At Home with Marni Jameson: An ending, a beginning, a few parting thoughts

A new year is not only a time to recommit to exercise more, lose weight and, yes, declutter our homes, but a time of personal reflection, which I have been doing a lot lately. After two decades of writing this weekly column, I’m making a change and stepping away. So please indulge me once more, as I wax and pine in this final dispatch.

I am humbled to have been entrusted with many of your domestic decisions, including whether your remodeled living room needs a fireplace, how soon is it okay to remodel after losing a spouse and what to do with grandma’s beloved Lladro collection.

I am grateful to the many experts — the interior designers, architects, painters, carpenters, stone masons, upholsterers, wineglass enthusiasts, textile experts, color consultants, organizers, appraisers and more — who gave me master classes in their professions, generously sharing their expertise, so I could share it with you.

I am profoundly appreciative of the readers who educated me, including the legions of engineers who quickly set me straight on the difference between concrete and cement, words, I learned, that are not interchangeable. I have learned so much from you.
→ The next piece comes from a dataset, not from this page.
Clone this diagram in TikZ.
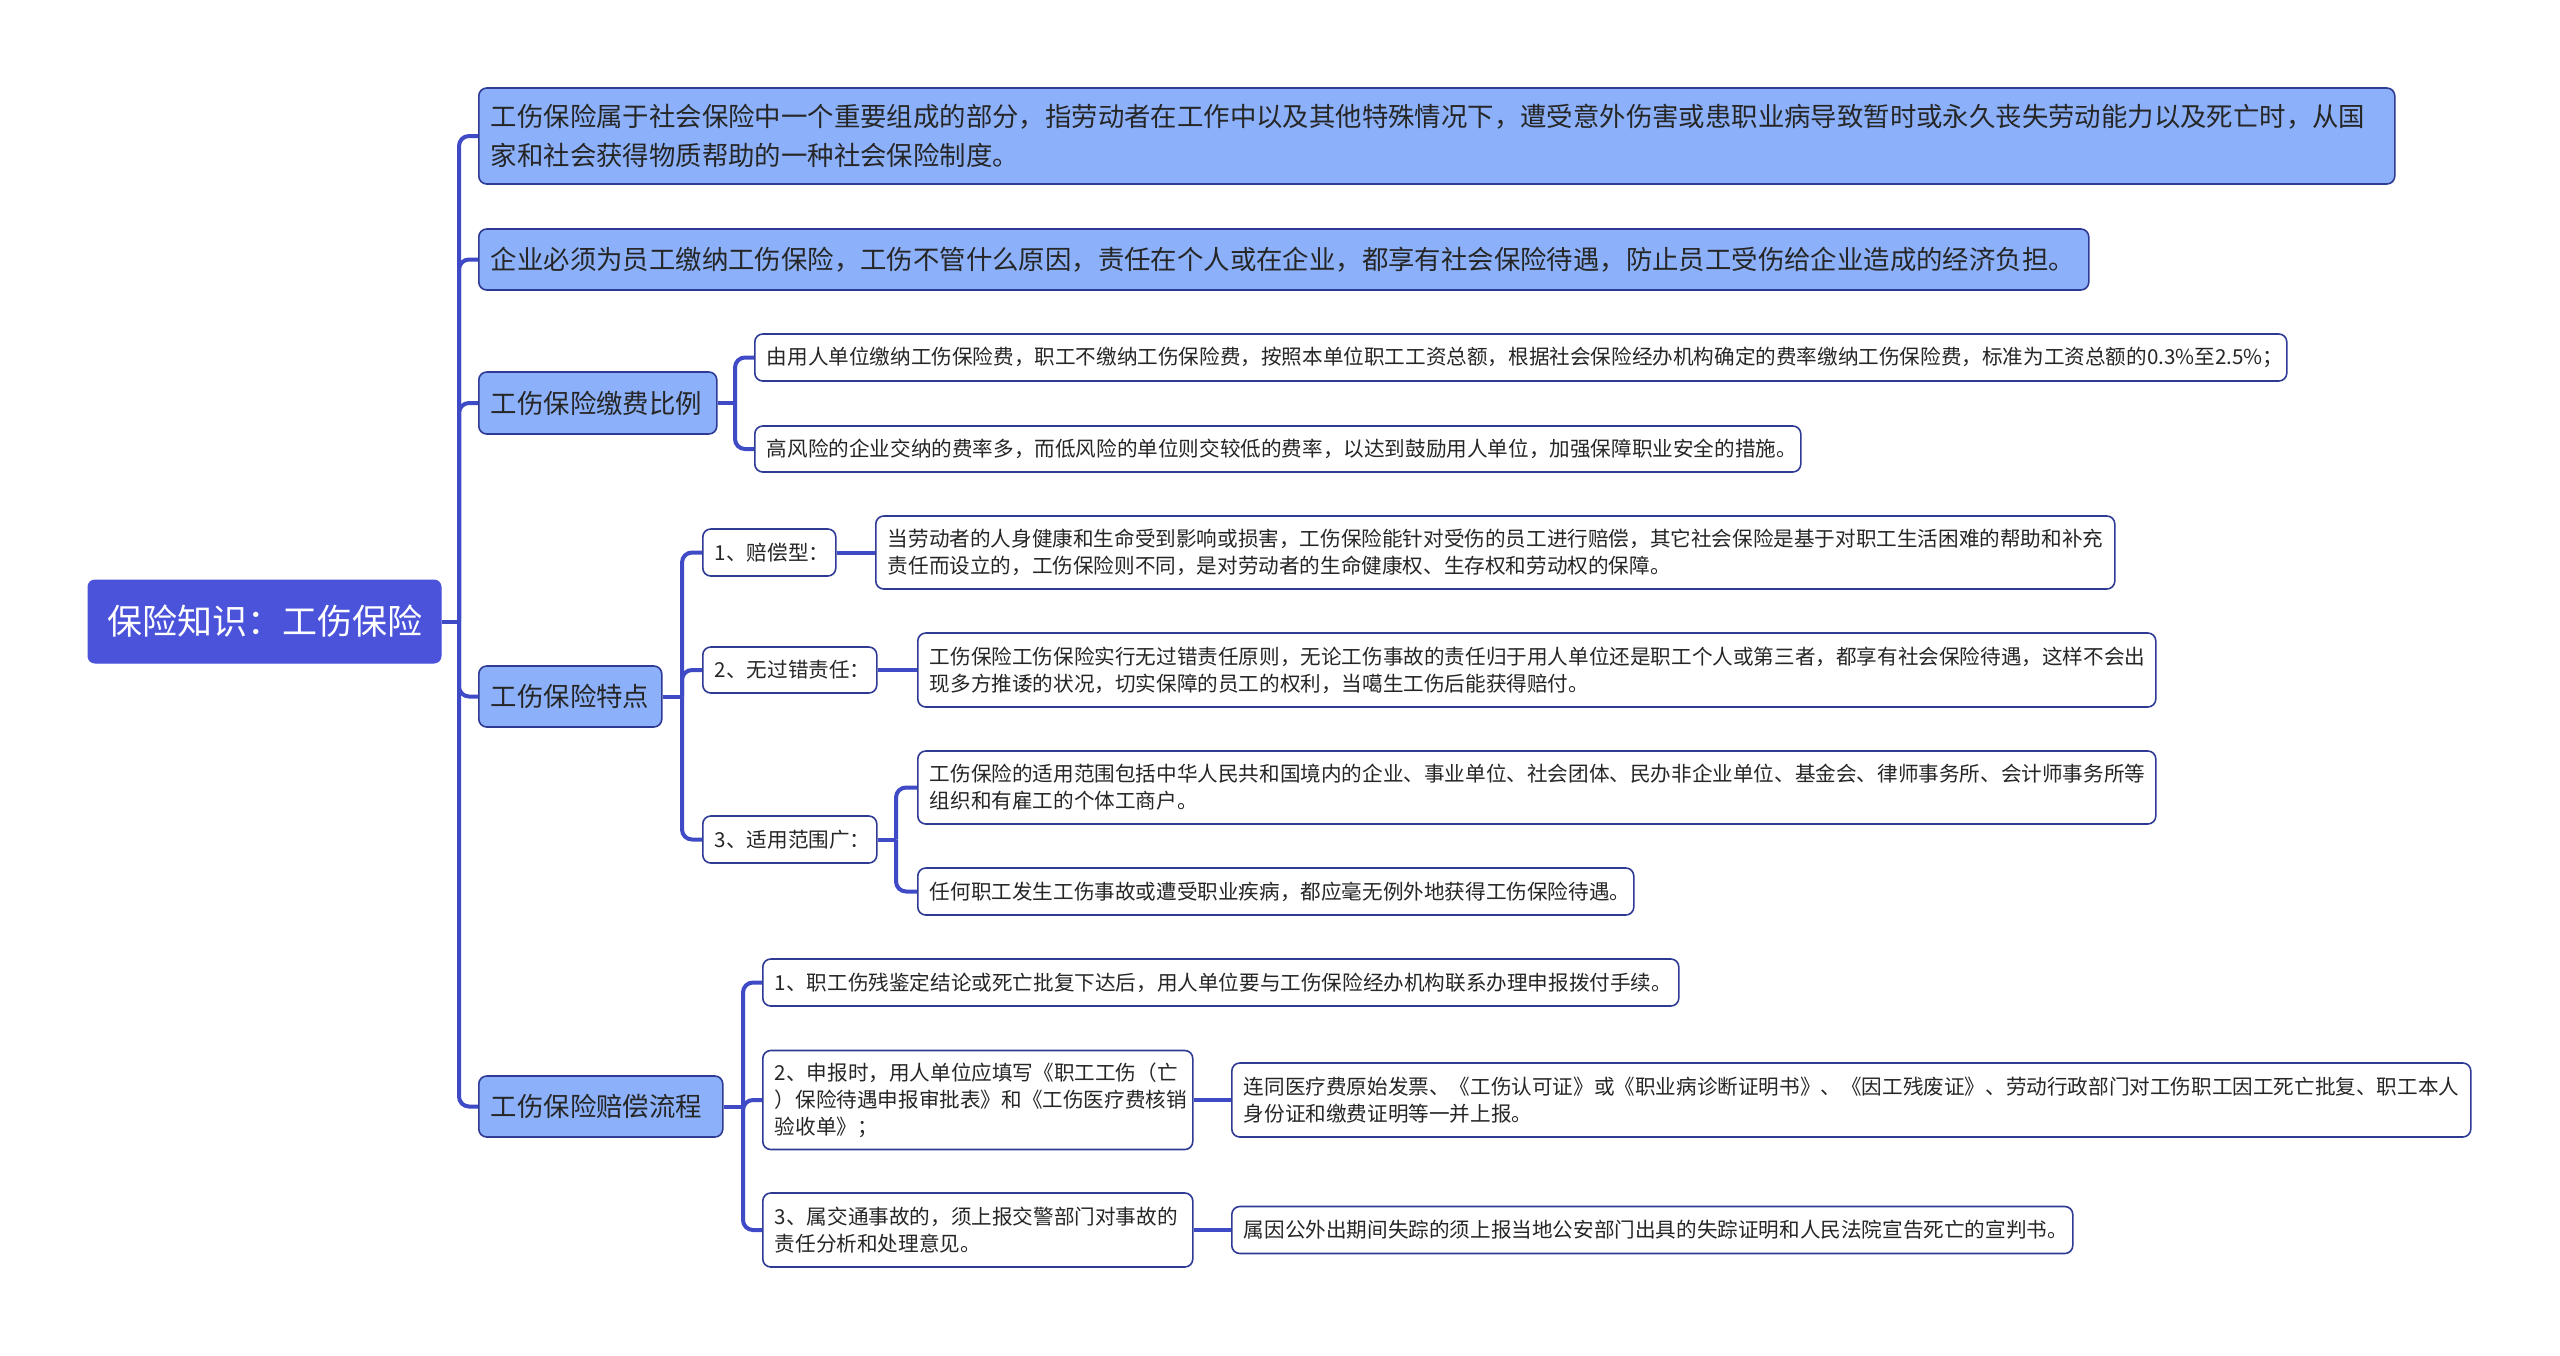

We’ve had a good run. We’ve shared some laughs. When I started this column, my children were in grade school. I was living in the Rocky Mountains, and I did not need to color my hair or wear glasses. Today, my daughters are both in professional careers and married. One has a baby. I live in Florida. Combatting the gray and having glasses stashed in every room and pocket are just two of many reminders that time is going by.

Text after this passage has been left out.